By KEVIN BOWDEN
By the time they cut down the last marijuana plant from a heavily wooded hillside west of Hornbeak Wednesday evening, local authorities had seized an estimated 362,000 marijuana plants with a street value of about $434 million.
The marijuana growing operation was discovered Monday evening by the Obion County Sheriff’s Department and by Wednesday morning the scene was crawling with law enforcement agents from across the state.
It’s being called one of the largest, if not the largest, marijuana bust in the state.
Initially it was estimated there were at least 50,000 mature marijuana plants being grown over an approximate 10-acre site but that number kept growing as more and more plants were discovered throughout the day Wednesday.
Law enforcement officials had to use four-wheelers to haul out load after load of marijuana plants and brought out the last plants shortly after sunset Wednesday, according to Chief Deputy Kent Treece.

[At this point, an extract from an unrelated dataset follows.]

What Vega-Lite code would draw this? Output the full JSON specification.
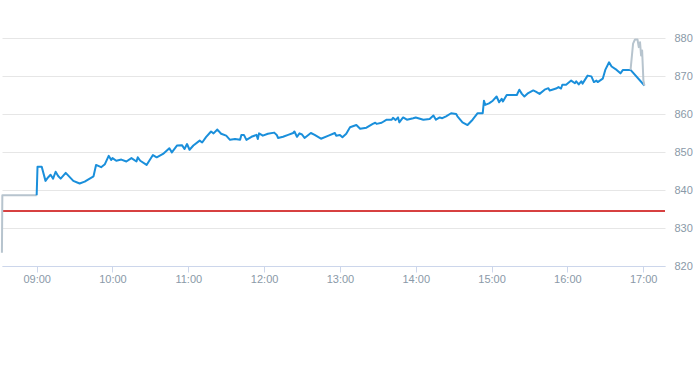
{
  "$schema": "https://vega.github.io/schema/vega-lite/v6.json",
  "width": 693,
  "height": 365,
  "autosize": {"type": "fit", "contains": "padding"},
  "padding": {"left": 0, "top": 0, "right": 0, "bottom": 81},
  "config": {"view": {"stroke": null}},
  "data": {"values": [
      {"t": "2024-01-02T08:32:30", "v": 823.5, "s": "pre"},
      {"t": "2024-01-02T08:32:50", "v": 838.6, "s": "pre"},
      {"t": "2024-01-02T09:00:00", "v": 838.6, "s": "pre"},
      {"t": "2024-01-02T09:00:00", "v": 838.6, "s": "main"},
      {"t": "2024-01-02T09:00:40", "v": 846.1, "s": "main"},
      {"t": "2024-01-02T09:04:00", "v": 846.1, "s": "main"},
      {"t": "2024-01-02T09:07:00", "v": 842.4, "s": "main"},
      {"t": "2024-01-02T09:09:00", "v": 843.3, "s": "main"},
      {"t": "2024-01-02T09:11:00", "v": 844.0, "s": "main"},
      {"t": "2024-01-02T09:13:00", "v": 843.0, "s": "main"},
      {"t": "2024-01-02T09:15:00", "v": 844.8, "s": "main"},
      {"t": "2024-01-02T09:17:00", "v": 843.7, "s": "main"},
      {"t": "2024-01-02T09:19:00", "v": 843.0, "s": "main"},
      {"t": "2024-01-02T09:23:00", "v": 844.5, "s": "main"},
      {"t": "2024-01-02T09:29:00", "v": 842.4, "s": "main"},
      {"t": "2024-01-02T09:34:00", "v": 841.7, "s": "main"},
      {"t": "2024-01-02T09:38:00", "v": 842.2, "s": "main"},
      {"t": "2024-01-02T09:45:00", "v": 843.6, "s": "main"},
      {"t": "2024-01-02T09:47:00", "v": 846.6, "s": "main"},
      {"t": "2024-01-02T09:51:00", "v": 846.0, "s": "main"},
      {"t": "2024-01-02T09:54:00", "v": 846.8, "s": "main"},
      {"t": "2024-01-02T09:57:00", "v": 849.0, "s": "main"},
      {"t": "2024-01-02T09:59:00", "v": 847.9, "s": "main"},
      {"t": "2024-01-02T10:00:00", "v": 848.4, "s": "main"},
      {"t": "2024-01-02T10:03:00", "v": 847.7, "s": "main"},
      {"t": "2024-01-02T10:07:00", "v": 848.0, "s": "main"},
      {"t": "2024-01-02T10:11:00", "v": 847.5, "s": "main"},
      {"t": "2024-01-02T10:15:00", "v": 848.4, "s": "main"},
      {"t": "2024-01-02T10:19:00", "v": 847.5, "s": "main"},
      {"t": "2024-01-02T10:20:00", "v": 848.6, "s": "main"},
      {"t": "2024-01-02T10:22:00", "v": 847.7, "s": "main"},
      {"t": "2024-01-02T10:27:00", "v": 846.6, "s": "main"},
      {"t": "2024-01-02T10:32:00", "v": 849.2, "s": "main"},
      {"t": "2024-01-02T10:35:00", "v": 848.6, "s": "main"},
      {"t": "2024-01-02T10:40:00", "v": 849.5, "s": "main"},
      {"t": "2024-01-02T10:45:00", "v": 851.0, "s": "main"},
      {"t": "2024-01-02T10:47:00", "v": 849.9, "s": "main"},
      {"t": "2024-01-02T10:51:00", "v": 851.7, "s": "main"},
      {"t": "2024-01-02T10:55:00", "v": 851.8, "s": "main"},
      {"t": "2024-01-02T10:57:00", "v": 850.8, "s": "main"},
      {"t": "2024-01-02T10:59:00", "v": 852.1, "s": "main"},
      {"t": "2024-01-02T11:01:00", "v": 850.6, "s": "main"},
      {"t": "2024-01-02T11:04:00", "v": 851.7, "s": "main"},
      {"t": "2024-01-02T11:09:00", "v": 853.0, "s": "main"},
      {"t": "2024-01-02T11:11:00", "v": 852.5, "s": "main"},
      {"t": "2024-01-02T11:14:00", "v": 853.9, "s": "main"},
      {"t": "2024-01-02T11:18:00", "v": 855.4, "s": "main"},
      {"t": "2024-01-02T11:20:00", "v": 854.9, "s": "main"},
      {"t": "2024-01-02T11:23:00", "v": 855.9, "s": "main"},
      {"t": "2024-01-02T11:26:00", "v": 854.8, "s": "main"},
      {"t": "2024-01-02T11:30:00", "v": 854.3, "s": "main"},
      {"t": "2024-01-02T11:33:00", "v": 853.2, "s": "main"},
      {"t": "2024-01-02T11:37:00", "v": 853.4, "s": "main"},
      {"t": "2024-01-02T11:41:00", "v": 853.2, "s": "main"},
      {"t": "2024-01-02T11:42:00", "v": 854.5, "s": "main"},
      {"t": "2024-01-02T11:44:00", "v": 854.5, "s": "main"},
      {"t": "2024-01-02T11:46:00", "v": 853.2, "s": "main"},
      {"t": "2024-01-02T11:50:00", "v": 854.0, "s": "main"},
      {"t": "2024-01-02T11:54:00", "v": 854.5, "s": "main"},
      {"t": "2024-01-02T11:55:00", "v": 853.4, "s": "main"},
      {"t": "2024-01-02T11:56:00", "v": 854.9, "s": "main"},
      {"t": "2024-01-02T11:59:00", "v": 854.3, "s": "main"},
      {"t": "2024-01-02T12:03:00", "v": 854.8, "s": "main"},
      {"t": "2024-01-02T12:08:00", "v": 855.1, "s": "main"},
      {"t": "2024-01-02T12:10:00", "v": 854.5, "s": "main"},
      {"t": "2024-01-02T12:11:00", "v": 853.7, "s": "main"},
      {"t": "2024-01-02T12:15:00", "v": 854.0, "s": "main"},
      {"t": "2024-01-02T12:19:00", "v": 854.5, "s": "main"},
      {"t": "2024-01-02T12:23:00", "v": 855.0, "s": "main"},
      {"t": "2024-01-02T12:24:00", "v": 855.4, "s": "main"},
      {"t": "2024-01-02T12:26:00", "v": 854.0, "s": "main"},
      {"t": "2024-01-02T12:28:00", "v": 854.9, "s": "main"},
      {"t": "2024-01-02T12:30:00", "v": 854.6, "s": "main"},
      {"t": "2024-01-02T12:32:00", "v": 853.7, "s": "main"},
      {"t": "2024-01-02T12:37:00", "v": 855.0, "s": "main"},
      {"t": "2024-01-02T12:40:00", "v": 854.5, "s": "main"},
      {"t": "2024-01-02T12:45:00", "v": 853.5, "s": "main"},
      {"t": "2024-01-02T12:51:00", "v": 854.3, "s": "main"},
      {"t": "2024-01-02T12:56:00", "v": 855.0, "s": "main"},
      {"t": "2024-01-02T12:57:00", "v": 854.3, "s": "main"},
      {"t": "2024-01-02T13:00:00", "v": 854.5, "s": "main"},
      {"t": "2024-01-02T13:02:00", "v": 853.9, "s": "main"},
      {"t": "2024-01-02T13:05:00", "v": 854.8, "s": "main"},
      {"t": "2024-01-02T13:08:00", "v": 856.5, "s": "main"},
      {"t": "2024-01-02T13:13:00", "v": 857.1, "s": "main"},
      {"t": "2024-01-02T13:16:00", "v": 856.1, "s": "main"},
      {"t": "2024-01-02T13:21:00", "v": 856.4, "s": "main"},
      {"t": "2024-01-02T13:26:00", "v": 857.4, "s": "main"},
      {"t": "2024-01-02T13:28:00", "v": 857.7, "s": "main"},
      {"t": "2024-01-02T13:29:00", "v": 857.4, "s": "main"},
      {"t": "2024-01-02T13:33:00", "v": 857.7, "s": "main"},
      {"t": "2024-01-02T13:37:00", "v": 858.5, "s": "main"},
      {"t": "2024-01-02T13:41:00", "v": 858.5, "s": "main"},
      {"t": "2024-01-02T13:42:00", "v": 859.0, "s": "main"},
      {"t": "2024-01-02T13:44:00", "v": 858.4, "s": "main"},
      {"t": "2024-01-02T13:46:00", "v": 859.1, "s": "main"},
      {"t": "2024-01-02T13:47:00", "v": 857.8, "s": "main"},
      {"t": "2024-01-02T13:50:00", "v": 859.1, "s": "main"},
      {"t": "2024-01-02T13:53:00", "v": 858.5, "s": "main"},
      {"t": "2024-01-02T13:58:00", "v": 858.9, "s": "main"},
      {"t": "2024-01-02T14:00:00", "v": 859.1, "s": "main"},
      {"t": "2024-01-02T14:06:00", "v": 858.5, "s": "main"},
      {"t": "2024-01-02T14:11:00", "v": 858.7, "s": "main"},
      {"t": "2024-01-02T14:14:00", "v": 859.6, "s": "main"},
      {"t": "2024-01-02T14:16:00", "v": 858.5, "s": "main"},
      {"t": "2024-01-02T14:19:00", "v": 859.1, "s": "main"},
      {"t": "2024-01-02T14:21:00", "v": 858.9, "s": "main"},
      {"t": "2024-01-02T14:24:00", "v": 859.4, "s": "main"},
      {"t": "2024-01-02T14:28:00", "v": 860.2, "s": "main"},
      {"t": "2024-01-02T14:32:00", "v": 860.0, "s": "main"},
      {"t": "2024-01-02T14:33:00", "v": 859.4, "s": "main"},
      {"t": "2024-01-02T14:37:00", "v": 857.8, "s": "main"},
      {"t": "2024-01-02T14:41:00", "v": 857.1, "s": "main"},
      {"t": "2024-01-02T14:45:00", "v": 858.5, "s": "main"},
      {"t": "2024-01-02T14:49:00", "v": 860.2, "s": "main"},
      {"t": "2024-01-02T14:53:00", "v": 860.2, "s": "main"},
      {"t": "2024-01-02T14:54:00", "v": 863.5, "s": "main"},
      {"t": "2024-01-02T14:55:00", "v": 862.4, "s": "main"},
      {"t": "2024-01-02T14:58:00", "v": 862.8, "s": "main"},
      {"t": "2024-01-02T15:01:00", "v": 863.5, "s": "main"},
      {"t": "2024-01-02T15:04:00", "v": 864.6, "s": "main"},
      {"t": "2024-01-02T15:06:00", "v": 863.1, "s": "main"},
      {"t": "2024-01-02T15:08:00", "v": 864.0, "s": "main"},
      {"t": "2024-01-02T15:09:00", "v": 863.3, "s": "main"},
      {"t": "2024-01-02T15:12:00", "v": 865.0, "s": "main"},
      {"t": "2024-01-02T15:20:00", "v": 865.0, "s": "main"},
      {"t": "2024-01-02T15:22:00", "v": 866.4, "s": "main"},
      {"t": "2024-01-02T15:24:00", "v": 865.3, "s": "main"},
      {"t": "2024-01-02T15:26:00", "v": 864.6, "s": "main"},
      {"t": "2024-01-02T15:29:00", "v": 865.5, "s": "main"},
      {"t": "2024-01-02T15:33:00", "v": 866.2, "s": "main"},
      {"t": "2024-01-02T15:35:00", "v": 865.9, "s": "main"},
      {"t": "2024-01-02T15:38:00", "v": 865.3, "s": "main"},
      {"t": "2024-01-02T15:42:00", "v": 866.4, "s": "main"},
      {"t": "2024-01-02T15:45:00", "v": 866.8, "s": "main"},
      {"t": "2024-01-02T15:46:00", "v": 866.2, "s": "main"},
      {"t": "2024-01-02T15:48:00", "v": 866.4, "s": "main"},
      {"t": "2024-01-02T15:51:00", "v": 866.7, "s": "main"},
      {"t": "2024-01-02T15:53:00", "v": 867.1, "s": "main"},
      {"t": "2024-01-02T15:55:00", "v": 866.7, "s": "main"},
      {"t": "2024-01-02T15:56:00", "v": 867.7, "s": "main"},
      {"t": "2024-01-02T15:59:00", "v": 867.7, "s": "main"},
      {"t": "2024-01-02T16:03:00", "v": 868.8, "s": "main"},
      {"t": "2024-01-02T16:06:00", "v": 868.1, "s": "main"},
      {"t": "2024-01-02T16:07:00", "v": 868.6, "s": "main"},
      {"t": "2024-01-02T16:09:00", "v": 867.8, "s": "main"},
      {"t": "2024-01-02T16:11:00", "v": 868.6, "s": "main"},
      {"t": "2024-01-02T16:12:00", "v": 868.0, "s": "main"},
      {"t": "2024-01-02T16:16:00", "v": 870.1, "s": "main"},
      {"t": "2024-01-02T16:19:00", "v": 869.9, "s": "main"},
      {"t": "2024-01-02T16:21:00", "v": 868.4, "s": "main"},
      {"t": "2024-01-02T16:23:00", "v": 868.8, "s": "main"},
      {"t": "2024-01-02T16:24:00", "v": 868.4, "s": "main"},
      {"t": "2024-01-02T16:28:00", "v": 869.3, "s": "main"},
      {"t": "2024-01-02T16:30:00", "v": 871.6, "s": "main"},
      {"t": "2024-01-02T16:33:00", "v": 873.6, "s": "main"},
      {"t": "2024-01-02T16:35:00", "v": 872.5, "s": "main"},
      {"t": "2024-01-02T16:39:00", "v": 871.6, "s": "main"},
      {"t": "2024-01-02T16:42:00", "v": 870.7, "s": "main"},
      {"t": "2024-01-02T16:44:00", "v": 871.6, "s": "main"},
      {"t": "2024-01-02T16:50:00", "v": 871.6, "s": "main"},
      {"t": "2024-01-02T17:01:00", "v": 867.5, "s": "main"},
      {"t": "2024-01-02T16:50:00", "v": 871.6, "s": "post"},
      {"t": "2024-01-02T16:52:00", "v": 878.5, "s": "post"},
      {"t": "2024-01-02T16:53:30", "v": 879.6, "s": "post"},
      {"t": "2024-01-02T16:55:30", "v": 879.6, "s": "post"},
      {"t": "2024-01-02T16:56:30", "v": 877.6, "s": "post"},
      {"t": "2024-01-02T16:57:30", "v": 878.9, "s": "post"},
      {"t": "2024-01-02T16:58:20", "v": 875.4, "s": "post"},
      {"t": "2024-01-02T16:59:10", "v": 876.7, "s": "post"},
      {"t": "2024-01-02T17:00:10", "v": 868.8, "s": "post"},
      {"t": "2024-01-02T17:01:00", "v": 867.5, "s": "post"}
  ]},
  "encoding": {
    "x": {
      "field": "t",
      "type": "temporal",
      "scale": {"domain": [
        {"year": 2024, "month": 1, "date": 2, "hours": 8, "minutes": 32, "seconds": 34},
        {"year": 2024, "month": 1, "date": 2, "hours": 17, "minutes": 17, "seconds": 16}
      ]},
      "axis": {
        "title": null,
        "format": "%H:%M",
        "tickCount": 10,
        "grid": false,
        "domainColor": "#ccd6eb",
        "tickColor": "#ccd6eb",
        "tickSize": 6,
        "labelPadding": 1,
        "labelColor": "#8a99a8",
        "labelFont": "Liberation Sans",
        "labelFontSize": 11
      }
    },
    "y": {
      "field": "v",
      "type": "quantitative",
      "scale": {"domain": [820, 890], "nice": false, "zero": false},
      "axis": {
        "title": null,
        "orient": "right",
        "values": [820, 830, 840, 850, 860, 870, 880],
        "grid": true,
        "gridColor": "#e6e6e6",
        "domain": false,
        "ticks": false,
        "labelPadding": 9,
        "labelColor": "#8a99a8",
        "labelFont": "Liberation Sans",
        "labelFontSize": 11
      }
    }
  },
  "layer": [
    {
      "mark": {"type": "rule", "color": "#d64040", "strokeWidth": 1},
      "encoding": {
        "x": null,
        "y": {"datum": 834.4, "type": "quantitative"}
      }
    },
    {
      "mark": {"type": "line", "strokeWidth": 2, "strokeJoin": "round"},
      "encoding": {
        "color": {
          "field": "s",
          "type": "nominal",
          "scale": {"domain": ["pre", "main", "post"], "range": ["#b7c4ce", "#1a8fdb", "#b7c4ce"]},
          "legend": null
        }
      }
    }
  ]
}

He was joined at the scene by Sheriff Jerry Vastbinder, several local deputies and experienced law enforcement agents from the Governor’s Task Force on Marijuana Eradication, the Alcoholic Beverage Commission, Tennessee Highway Patrol, the Drug Enforcement Agency and the Tennessee Bureau of Investigation.
Obion County Sheriff Jerry Vastbinder told The Messenger a mature marijuana plant will generate about a pound of marijuana with an estimated street value of about $1,200.
Tennessee Bureau of Investigation Special Agent in Charge T.J. Jordan said the marijuana plants seized this week were “very mature … very potent.”
He went on to say the scope of the marijuana growing operation was “unbelievable” and used such adjectives as “sophisticated,” “elaborate” and “massive” to describe the scene where the marijuana was actually being grown and harvested.
Dump trucks from the Obion County Highway Department had to be used to haul the massive amount of marijuana plants from the site Wednesday. The dump trucks were kept inside the Obion County Criminal Law Enforcement Complex overnight and the marijuana plants were scheduled to be incinerated early today.
Those law enforcement officials working at the site were soaked in sweat Wednesday as they worked to gather up the marijuana plants and secure evidence from what was described as a “very sophisticated operation” by Vastbinder.
At the marijuana growing site, there were barracks, underground tunnels, shower facilities, generators, a kitchen, an irrigation system and lights, according to Vastbinder.
No arrests have been made so far, but the investigation is ongoing into the marijuana growing operation and law enforcement officials are analyzing evidence gathered from the site, according to Treece.
In addition to the four-wheelers, law enforcement officials also used helicopters and bulldozers as part of their operation.
“That’s the most dope I’ve ever seen and I’ve been doing this for 25 years,” Treece said Wednesday afternoon. Several other law enforcement officials at the site made similar comments.